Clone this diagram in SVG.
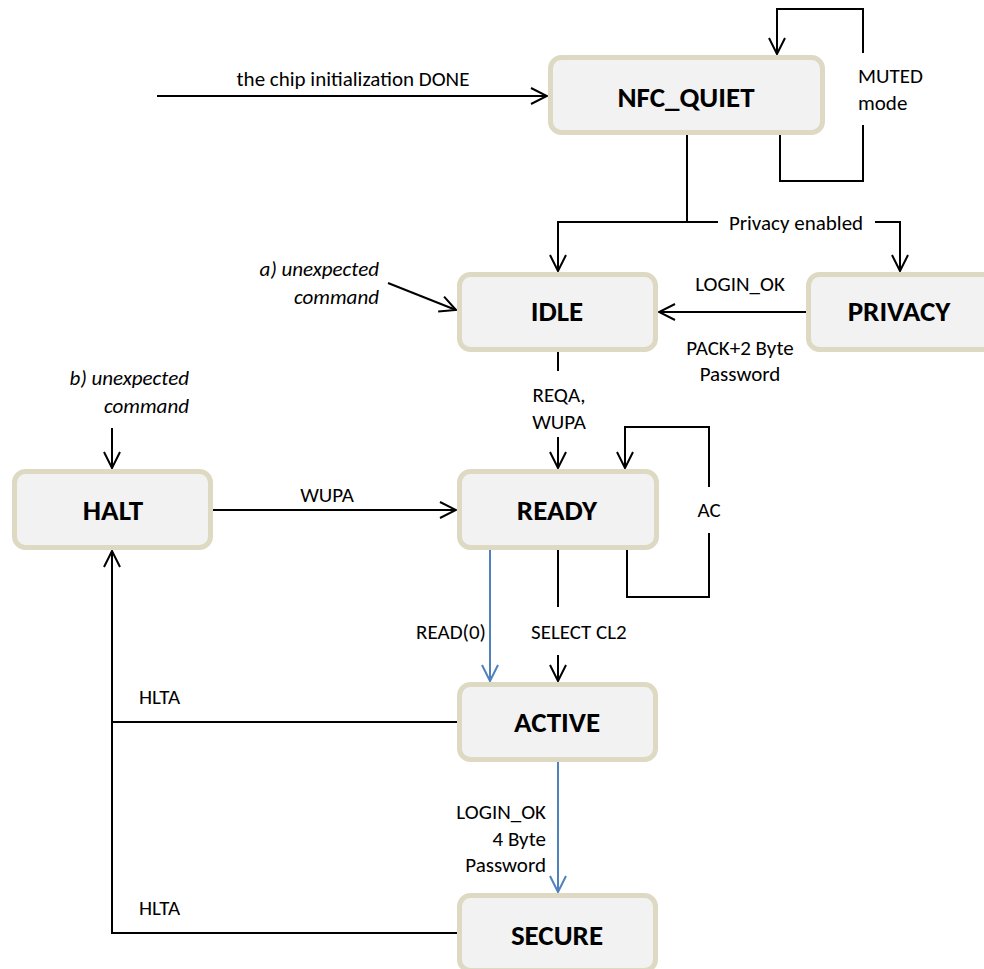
<svg xmlns="http://www.w3.org/2000/svg" width="984" height="969" viewBox="0 0 984 969">
<style>
.box{fill:#f2f2f2;stroke:#ddd9c3;stroke-width:5}
.t{font-family:Carlito,Lato,"Liberation Sans",sans-serif;font-size:21px;fill:#000}
.b{font-family:Carlito,Lato,"Liberation Sans",sans-serif;font-size:29px;font-weight:bold;fill:#000;text-anchor:middle}
.i{font-style:italic;text-anchor:end}
.m{text-anchor:middle}
.e{text-anchor:end}
.c{fill:none;stroke:#000;stroke-width:2}
.bl{fill:none;stroke:#4f81bd;stroke-width:2}
</style>
<defs>
<marker id="ah" markerUnits="userSpaceOnUse" markerWidth="20" markerHeight="20" viewBox="-18 -10 20 20" refX="0" refY="0" orient="auto">
<path d="M-16,-8 L0,0 L-16,8" fill="none" stroke="#000" stroke-width="2"/>
</marker>
<marker id="ahb" markerUnits="userSpaceOnUse" markerWidth="20" markerHeight="20" viewBox="-18 -10 20 20" refX="0" refY="0" orient="auto">
<path d="M-16,-8 L0,0 L-16,8" fill="none" stroke="#4f81bd" stroke-width="2"/>
</marker>
</defs>
<rect width="984" height="969" fill="#fff"/>
<g id="connectors">
<path class="c" d="M157,96 H547" marker-end="url(#ah)"/>
<path class="c" d="M388,283 L456,310" marker-end="url(#ah)"/>
<path class="c" d="M112,428 V468" marker-end="url(#ah)"/>
<path class="c" d="M687,135 V222 H558 V271" marker-end="url(#ah)"/>
<path class="c" d="M687,222 H718"/>
<path class="c" d="M875,222 H900 V271" marker-end="url(#ah)"/>
<path class="c" d="M780,135 V181 H863 V125"/>
<path class="c" d="M863,53 V9 H777 V54" marker-end="url(#ah)"/>
<path class="c" d="M806,312 H659" marker-end="url(#ah)"/>
<path class="c" d="M558,352 V371"/>
<path class="c" d="M558,437 V468" marker-end="url(#ah)"/>
<path class="c" d="M213,510 H456" marker-end="url(#ah)"/>
<path class="c" d="M627,550 V597 H709 V533"/>
<path class="c" d="M709,487 V427 H625 V468" marker-end="url(#ah)"/>
<path class="bl" d="M490,550 V681" marker-end="url(#ahb)"/>
<path class="c" d="M558,550 V607"/>
<path class="c" d="M558,655 V681" marker-end="url(#ah)"/>
<path class="c" d="M457,722 H112 V551" marker-end="url(#ah)"/>
<path class="c" d="M457,933 H112 V722"/>
<path class="bl" d="M558,762 V892" marker-end="url(#ahb)"/>
</g>
<g id="labels">
<text class="t m" x="353" y="86">the chip initialization DONE</text>
<text class="t" x="858" y="83">MUTED</text>
<text class="t" x="858" y="110">mode</text>
<text class="t m" x="796" y="230">Privacy enabled</text>
<text class="t m" x="740" y="291">LOGIN_OK</text>
<text class="t m" x="740" y="355">PACK+2 Byte</text>
<text class="t m" x="740" y="381">Password</text>
<text class="t i" x="379" y="276">a) unexpected</text>
<text class="t i" x="379" y="304">command</text>
<text class="t i" x="189" y="385">b) unexpected</text>
<text class="t i" x="189" y="413">command</text>
<text class="t m" x="559" y="402">REQA,</text>
<text class="t m" x="559" y="429">WUPA</text>
<text class="t m" x="327" y="502">WUPA</text>
<text class="t m" x="709" y="517">AC</text>
<text class="t e" x="486" y="639">READ(0)</text>
<text class="t" x="531" y="639">SELECT CL2</text>
<text class="t" x="139" y="704">HLTA</text>
<text class="t" x="139" y="915">HLTA</text>
<text class="t e" x="546" y="819">LOGIN_OK</text>
<text class="t e" x="546" y="846">4 Byte</text>
<text class="t e" x="546" y="872">Password</text>
</g>
<g id="NFC_QUIET"><rect class="box" x="550.5" y="57.5" width="272" height="75" rx="11"/><text class="b" x="686" y="107">NFC_QUIET</text></g>
<g id="IDLE"><rect class="box" x="459.5" y="274.5" width="196" height="75" rx="11"/><text class="b" x="557" y="321">IDLE</text></g>
<g id="PRIVACY"><rect class="box" x="808.5" y="274.5" width="196" height="75" rx="11"/><text class="b" x="899" y="321">PRIVACY</text></g>
<g id="HALT"><rect class="box" x="14.5" y="471.5" width="196" height="76" rx="11"/><text class="b" x="113" y="520">HALT</text></g>
<g id="READY"><rect class="box" x="459.5" y="471.5" width="197" height="76" rx="11"/><text class="b" x="557" y="520">READY</text></g>
<g id="ACTIVE"><rect class="box" x="459.5" y="684.5" width="196" height="75" rx="11"/><text class="b" x="557" y="732">ACTIVE</text></g>
<g id="SECURE"><rect class="box" x="459.5" y="895.5" width="196" height="75" rx="11"/><text class="b" x="557" y="945">SECURE</text></g>
</svg>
**********
Repeat the listing verbatim. Skip the pictures.

▶ _Full response_
Clone this diagram in SVG.
<svg xmlns="http://www.w3.org/2000/svg" width="984" height="969" viewBox="0 0 984 969">
<style>
.box{fill:#f2f2f2;stroke:#ddd9c3;stroke-width:5}
.t{font-family:Carlito,Lato,"Liberation Sans",sans-serif;font-size:21px;fill:#000}
.b{font-family:Carlito,Lato,"Liberation Sans",sans-serif;font-size:29px;font-weight:bold;fill:#000;text-anchor:middle}
.i{font-style:italic;text-anchor:end}
.m{text-anchor:middle}
.e{text-anchor:end}
.c{fill:none;stroke:#000;stroke-width:2}
.bl{fill:none;stroke:#4f81bd;stroke-width:2}
</style>
<defs>
<marker id="ah" markerUnits="userSpaceOnUse" markerWidth="20" markerHeight="20" viewBox="-18 -10 20 20" refX="0" refY="0" orient="auto">
<path d="M-16,-8 L0,0 L-16,8" fill="none" stroke="#000" stroke-width="2"/>
</marker>
<marker id="ahb" markerUnits="userSpaceOnUse" markerWidth="20" markerHeight="20" viewBox="-18 -10 20 20" refX="0" refY="0" orient="auto">
<path d="M-16,-8 L0,0 L-16,8" fill="none" stroke="#4f81bd" stroke-width="2"/>
</marker>
</defs>
<rect width="984" height="969" fill="#fff"/>
<g id="connectors">
<path class="c" d="M157,96 H547" marker-end="url(#ah)"/>
<path class="c" d="M388,283 L456,310" marker-end="url(#ah)"/>
<path class="c" d="M112,428 V468" marker-end="url(#ah)"/>
<path class="c" d="M687,135 V222 H558 V271" marker-end="url(#ah)"/>
<path class="c" d="M687,222 H718"/>
<path class="c" d="M875,222 H900 V271" marker-end="url(#ah)"/>
<path class="c" d="M780,135 V181 H863 V125"/>
<path class="c" d="M863,53 V9 H777 V54" marker-end="url(#ah)"/>
<path class="c" d="M806,312 H659" marker-end="url(#ah)"/>
<path class="c" d="M558,352 V371"/>
<path class="c" d="M558,437 V468" marker-end="url(#ah)"/>
<path class="c" d="M213,510 H456" marker-end="url(#ah)"/>
<path class="c" d="M627,550 V597 H709 V533"/>
<path class="c" d="M709,487 V427 H625 V468" marker-end="url(#ah)"/>
<path class="bl" d="M490,550 V681" marker-end="url(#ahb)"/>
<path class="c" d="M558,550 V607"/>
<path class="c" d="M558,655 V681" marker-end="url(#ah)"/>
<path class="c" d="M457,722 H112 V551" marker-end="url(#ah)"/>
<path class="c" d="M457,933 H112 V722"/>
<path class="bl" d="M558,762 V892" marker-end="url(#ahb)"/>
</g>
<g id="labels">
<text class="t m" x="353" y="86">the chip initialization DONE</text>
<text class="t" x="858" y="83">MUTED</text>
<text class="t" x="858" y="110">mode</text>
<text class="t m" x="796" y="230">Privacy enabled</text>
<text class="t m" x="740" y="291">LOGIN_OK</text>
<text class="t m" x="740" y="355">PACK+2 Byte</text>
<text class="t m" x="740" y="381">Password</text>
<text class="t i" x="379" y="276">a) unexpected</text>
<text class="t i" x="379" y="304">command</text>
<text class="t i" x="189" y="385">b) unexpected</text>
<text class="t i" x="189" y="413">command</text>
<text class="t m" x="559" y="402">REQA,</text>
<text class="t m" x="559" y="429">WUPA</text>
<text class="t m" x="327" y="502">WUPA</text>
<text class="t m" x="709" y="517">AC</text>
<text class="t e" x="486" y="639">READ(0)</text>
<text class="t" x="531" y="639">SELECT CL2</text>
<text class="t" x="139" y="704">HLTA</text>
<text class="t" x="139" y="915">HLTA</text>
<text class="t e" x="546" y="819">LOGIN_OK</text>
<text class="t e" x="546" y="846">4 Byte</text>
<text class="t e" x="546" y="872">Password</text>
</g>
<g id="NFC_QUIET"><rect class="box" x="550.5" y="57.5" width="272" height="75" rx="11"/><text class="b" x="686" y="107">NFC_QUIET</text></g>
<g id="IDLE"><rect class="box" x="459.5" y="274.5" width="196" height="75" rx="11"/><text class="b" x="557" y="321">IDLE</text></g>
<g id="PRIVACY"><rect class="box" x="808.5" y="274.5" width="196" height="75" rx="11"/><text class="b" x="899" y="321">PRIVACY</text></g>
<g id="HALT"><rect class="box" x="14.5" y="471.5" width="196" height="76" rx="11"/><text class="b" x="113" y="520">HALT</text></g>
<g id="READY"><rect class="box" x="459.5" y="471.5" width="197" height="76" rx="11"/><text class="b" x="557" y="520">READY</text></g>
<g id="ACTIVE"><rect class="box" x="459.5" y="684.5" width="196" height="75" rx="11"/><text class="b" x="557" y="732">ACTIVE</text></g>
<g id="SECURE"><rect class="box" x="459.5" y="895.5" width="196" height="75" rx="11"/><text class="b" x="557" y="945">SECURE</text></g>
</svg>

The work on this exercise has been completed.